About a fifth of the units at 77 Hudson are now subletted, Mr. Brosseau said, and buyers often have them rented before they even close on the sale.
“I have to say,” said Nelson Chen, the president of the Chen Agency in Fort Lee, which caters to Asian buyers, “a mortgage program right now sounds like a very smart idea.”
Mr. Chen said he believes that “95 to 100 percent” of foreign buyers of high-end condos in the New York area buy them for cash.
Until recently, he said, certain banks would lend to up to 50 percent to individuals with whom they had established ties, granting a sort of “financial green card” for a residential purchases. But that dropped off with new lending requirements imposed after the federal bailout of the banking industry, he said.
Mr. Chen’s mother, Lorna Chen, who is a founder of the Chen Agency, said she bought a condo for herself at Crystal Point, a Jersey City high-rise building that opened after 77 Hudson, and sold 10 others to Chinese buyers — “cash payers,” she said.

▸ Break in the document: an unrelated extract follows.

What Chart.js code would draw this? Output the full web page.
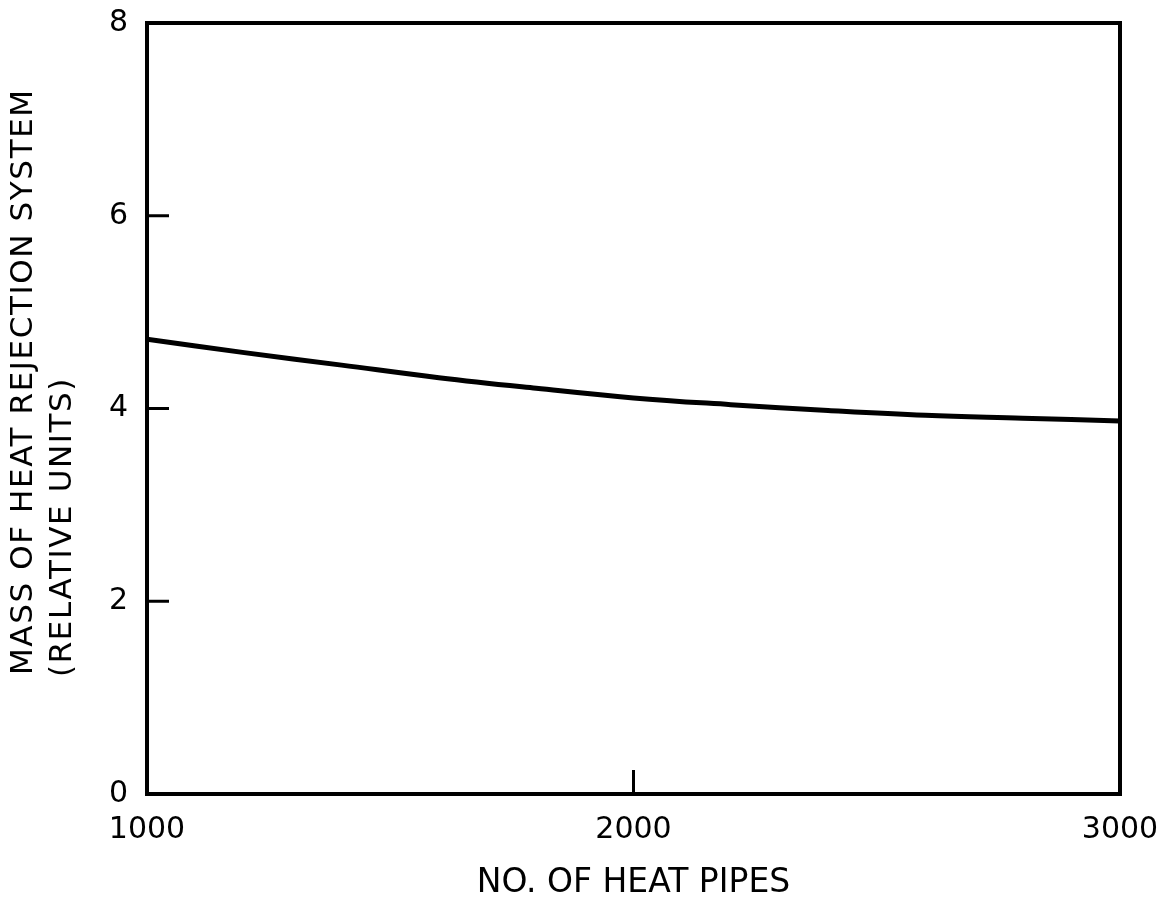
<!DOCTYPE html>
<html>
<head>
<meta charset="utf-8">
<script src="https://cdn.jsdelivr.net/npm/chart.js@4.4.1/dist/chart.umd.min.js"></script>
<style>
  html, body { margin: 0; padding: 0; background: #fff; }
  #wrap { width: 1165px; height: 903px; }
</style>
</head>
<body>
<div id="wrap"><canvas id="myChart" width="1165" height="903"></canvas></div>
<script>
// values
const heatPipes = [1000, 1200, 1400, 1600, 1800, 2000, 2200, 2400, 2600, 2800, 3000];
const massValues = [4.72, 4.58, 4.45, 4.32, 4.21, 4.11, 4.04, 3.98, 3.93, 3.90, 3.87];
const xTicks = [1000, 2000, 3000];
const yTicks = [0, 2, 4, 6, 8];
const xTitle = 'NO. OF HEAT PIPES';
const yTitle = ['MASS OF HEAT REJECTION SYSTEM', '(RELATIVE UNITS)'];

const ink = '#000';
const fontName = '"DejaVu Sans", sans-serif';

// box round the plot plus the short tick marks that point inwards
const framePlugin = {
    id: 'frame',
    afterDraw(chart) {
        const ctx = chart.ctx;
        const a = chart.chartArea;
        const xs = chart.scales.x, ys = chart.scales.y;
        ctx.save();
        ctx.strokeStyle = ink;
        ctx.lineWidth = 3;
        xs.ticks.forEach(t => {
            const px = xs.getPixelForValue(t.value);
            ctx.beginPath();
            ctx.moveTo(px, a.bottom);
            ctx.lineTo(px, a.bottom - 24);
            ctx.stroke();
        });
        ys.ticks.forEach(t => {
            const py = ys.getPixelForValue(t.value);
            ctx.beginPath();
            ctx.moveTo(a.left, py);
            ctx.lineTo(a.left + 22, py);
            ctx.stroke();
        });
        ctx.lineWidth = 4;
        ctx.strokeRect(a.left, a.top, a.right - a.left, a.bottom - a.top);

        // y title, two lines starting from the bottom
        ctx.fillStyle = ink;
        ctx.font = '31px ' + fontName;
        ctx.letterSpacing = '1.6px';
        ctx.textAlign = 'left';
        ctx.textBaseline = 'middle';
        [[24, 675], [63, 677]].forEach((p, i) => {
            ctx.save();
            ctx.translate(p[0], p[1]);
            ctx.rotate(-Math.PI / 2);
            ctx.fillText(yTitle[i], 0, 0);
            ctx.restore();
        });
        ctx.restore();
    }
};

// keep the plot box where the layout padding puts it
function noEdgePadding(s) {
    s.paddingTop = 0;
    s.paddingBottom = 0;
    s.paddingLeft = 0;
    s.paddingRight = 0;
}

const data = {
    datasets: [{
        data: heatPipes.map((x, i) => ({ x: x, y: massValues[i] })),
        borderColor: ink,
        borderWidth: 5,
        pointRadius: 0,
        showLine: true,
        tension: 0.4,
        fill: false
    }]
};

const config = {
    type: 'scatter',
    data: data,
    options: {
        responsive: false,
        animation: false,
        layout: { padding: { top: 23, right: 45, left: 0, bottom: 0 } },
        plugins: {
            legend: { display: false },
            tooltip: { enabled: false }
        },
        scales: {
            x: {
                type: 'linear',
                min: 1000,
                max: 3000,
                afterBuildTicks: s => { s.ticks = xTicks.map(v => ({ value: v })); },
                afterFit: s => { s.height = 109; noEdgePadding(s); },
                grid: { display: false, drawTicks: false },
                border: { display: false },
                ticks: {
                    color: ink,
                    padding: 18,
                    maxRotation: 0,
                    callback: v => String(v),
                    font: { family: fontName, size: 30 }
                },
                title: {
                    display: true,
                    text: xTitle,
                    color: ink,
                    padding: { top: 0, bottom: 3 },
                    font: { family: fontName, size: 33, lineHeight: 1 }
                }
            },
            y: {
                min: 0,
                max: 8,
                afterBuildTicks: s => { s.ticks = yTicks.map(v => ({ value: v })); },
                afterFit: s => { s.width = 147; noEdgePadding(s); },
                grid: { display: false, drawTicks: false },
                border: { display: false },
                ticks: {
                    color: ink,
                    padding: 19,
                    callback: v => String(v),
                    font: { family: fontName, size: 30 }
                }
            }
        }
    },
    plugins: [framePlugin]
};

const myChart = new Chart(document.getElementById('myChart'), config);
</script>
</body>
</html>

The builder and broker at 77 Hudson say foreign buyers respond to their building’s sleek design, and its amenities, including an outdoor deck with a pool that has a view of the Empire State Building (and is shared by an adjacent rental building at 70 Greene Street).
“We find our international buyers don’t draw such a strong distinction about actually living in New York as people native to the area do,” Mr. Waldman said. “They pretty much say this is a ‘New York’ building, but the prices are better.”